The asus routers seems to balk when the IP's of the request change between requests.

Can anything be done to prevent getting the "Another user is logged in" error screen?
 
You just need to log out of the router and close the browser. Then, you can log in from another computer.
 
You just need to log out of the router and close the browser. Then, you can log in from another computer.
You misunderstand. I cannot log out, since my IP address is changing between actions within the GUI. Same computer, same browser...
 
Oh okay. That is a tough one.

Are you changing your IP yourself? Does closing all the browser windows help?
 
Oh okay. That is a tough one.

Are you changing your IP yourself? Does closing all the browser windows help?
No, our traffic is routed through many routers, so one click may come from one external IP and the next from another.
 
You could try changing the auto logout feature to a minute or two and see if that helps.
 
You misunderstand. I cannot log out, since my IP address is changing between actions within the GUI. Same computer, same browser...

This won't really help you, but whoever configured your load balancer at work didn't know what he was doing IMHO. Once a web client is routed through a specific interface, it should stay to that interface for at least the next few minutes/hours (that's how my own load balancer at work operates). A lot of websites won't work properly without that, as many websites to which you have to log in will validate your session against your IP to prevent session hijacking. For instance, the Horde webmail is one that will validate a session against your IP.

Your best bet is probably to setup a VPN tunnel, and do your management through that tunnel. That way, you will always be coming through whichever IP the tunnel was established with. And unlike http, the VPN tunnel tcp/udp session remains active as long the tunnel remains connected.
 
This won't really help you, but whoever configured your load balancer at work didn't know what he was doing IMHO. Once a web client is routed through a specific interface, it should stay to that interface for at least the next few minutes/hours (that's how my own load balancer at work operates). A lot of websites won't work properly without that, as many websites to which you have to log in will validate your session against your IP to prevent session hijacking. For instance, the Horde webmail is one that will validate a session against your IP.

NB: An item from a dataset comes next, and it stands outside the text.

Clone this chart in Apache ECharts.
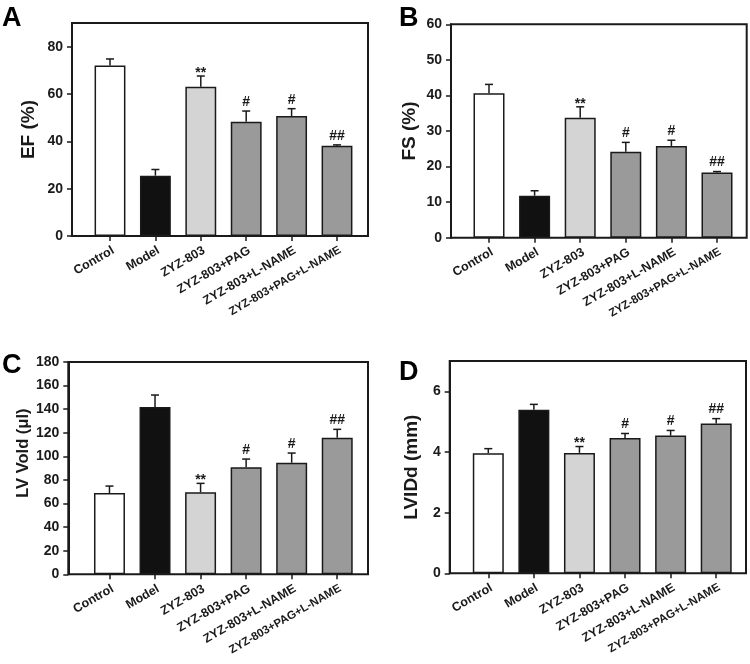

Your best bet is probably to setup a VPN tunnel, and do your management through that tunnel. That way, you will always be coming through whichever IP the tunnel was established with. And unlike http, the VPN tunnel tcp/udp session remains active as long the tunnel remains connected.
Use of VPN would be a violation of policy. No websites exhibit problems except for my Asus routers. Sessions shouldn't have to remain in a single IP.